Born in Guyana, Frank came to England in 1953 as a political activist, joining the West Indian Standing Conference.
Whilst as a member of WISC, he heard about the Fire Brigades Union (FBU), to which a representative explained that Black people ‘were not employed by the fire service’.
Regardless of the claims, Frank Bailey applied and joined West Ham Fire Brigade in 1955 where he was accepted and served at Silvertown Fire Station, making Frank the first full time Black firefighter in England.
Frank was an active trade unionist and became branch secretary at his station before leaving in 1965 to become a social worker and the first Black legal advior at Marylebone Magistrates Court, specialising his work with Black youths.
Frank was asked for his thoughts on his career in a 2007 Brigade booklet called ‘In their own words’ – a collection of memoirs and a comprehensive history of Black and Asian staff in the London Fire Brigade.
He said: “I was told that the authorities were not hiring black men because they were not strong enough physically or well enough educated to do the job.
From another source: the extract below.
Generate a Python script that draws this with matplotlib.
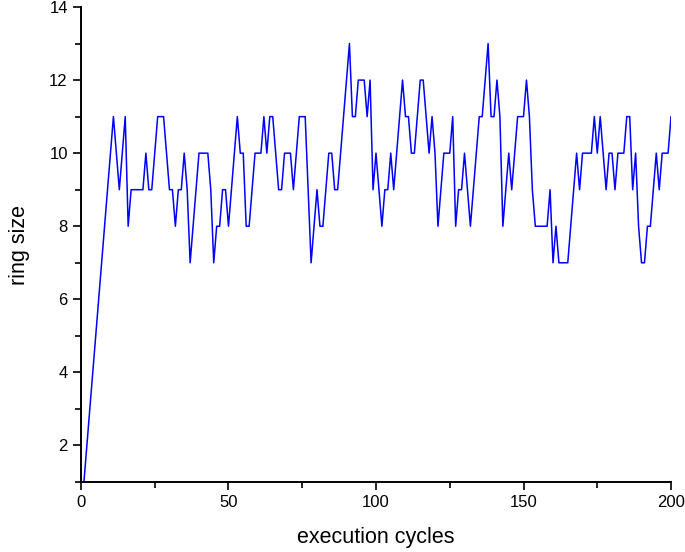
import numpy as np
import matplotlib
matplotlib.use('Agg')
import matplotlib.pyplot as plt
from matplotlib.ticker import MultipleLocator

plt.rcParams['font.family'] = ['Liberation Sans', 'DejaVu Sans']

# Datos: tamano del anillo por ciclo
cycles = np.arange(1, 201)
ring_size = [
    1, 2, 3, 4, 5, 6, 7, 8, 9, 10,
    11, 10, 9, 10, 11, 8, 9, 9, 9, 9,
    9, 10, 9, 9, 10, 11, 11, 11, 10, 9,
    9, 8, 9, 9, 10, 9, 7, 8, 9, 10,
    10, 10, 10, 9, 7, 8, 8, 9, 9, 8,
    9, 10, 11, 10, 10, 8, 8, 9, 10, 10,
    10, 11, 10, 11, 11, 10, 9, 9, 10, 10,
    10, 9, 10, 11, 11, 11, 9, 7, 8, 9,
    8, 8, 9, 10, 10, 9, 9, 10, 11, 12,
    13, 11, 11, 12, 12, 12, 11, 12, 9, 10,
    9, 8, 9, 9, 10, 9, 10, 11, 12, 11,
    11, 10, 10, 11, 12, 12, 11, 10, 11, 10,
    8, 9, 10, 10, 10, 11, 8, 9, 9, 10,
    9, 8, 9, 10, 11, 11, 12, 13, 11, 11,
    12, 11, 8, 9, 10, 9, 10, 11, 11, 11,
    12, 11, 9, 8, 8, 8, 8, 8, 9, 7,
    8, 7, 7, 7, 7, 8, 9, 10, 9, 10,
    10, 10, 10, 11, 10, 11, 10, 9, 10, 10,
    9, 10, 10, 10, 11, 11, 9, 10, 8, 7,
    7, 8, 8, 9, 10, 9, 10, 10, 10, 11,
]

fig = plt.figure(figsize=(6.85, 5.52), dpi=100)
ax = fig.add_axes([0.1182, 0.1268, 0.8614, 0.8605])

ax.plot(cycles, ring_size, color='#0000ff', linewidth=1.1)

ax.set_xlim(0, 200)
ax.set_ylim(1, 14)
ax.xaxis.set_major_locator(MultipleLocator(50))
ax.xaxis.set_minor_locator(MultipleLocator(25))
ax.yaxis.set_major_locator(MultipleLocator(2))
ax.yaxis.set_minor_locator(MultipleLocator(1))

ax.spines['top'].set_visible(False)
ax.spines['right'].set_visible(False)
for s in ['left', 'bottom']:
    ax.spines[s].set_linewidth(1.4)

ax.tick_params(which='major', direction='out', length=6, width=1.2, labelsize=12)
ax.tick_params(which='minor', direction='out', length=4, width=1.2)

ax.set_xlabel('execution cycles', fontsize=15.5, labelpad=12)
ax.set_ylabel('ring size', fontsize=15.5, labelpad=14)

plt.savefig('out.png', dpi=100)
“I immediately recognised racism and said I’m going to apply to be a firefighter and see if they find me unfit.
“I saved a fellow firefighter’s life when he fainted while we were on the fifth floor of a ladder drill session.
“I brought him down to the ground in a fireman’s lift. The guy’s weight was 16 stone and he was 6’2.”
In a statement read out at Franks funeral, London Fire Commissioner Ron Dobson said: “Frank was a pioneer and rightly challenged the out-dated practices prevalent at the time.
“He played an enormous role in the history of Black firefighters in this country and his legacy is still felt today as we strive to make London Fire Brigade reflect the diverse communities it serves.
“As the Brigade celebrates its 150th year we will fittingly mark Frank’s passing and his contribution to our history.”
FBU National Secretary for Black & Ethnic Minority Members Michael Nicholas said: “A chance encounter between his daughter Alexis and an FBU London official in 2000 brought Frank to our attention.
“His knowledge and passion for black self-organisation and progression in our society remains an inspiration to us today and he is rightly thought of as the father of black firefighting in this country and should not be forgotten.”
Franks passing took place six days after his birthday on December 2nd 2015 and is survived by his three daughters.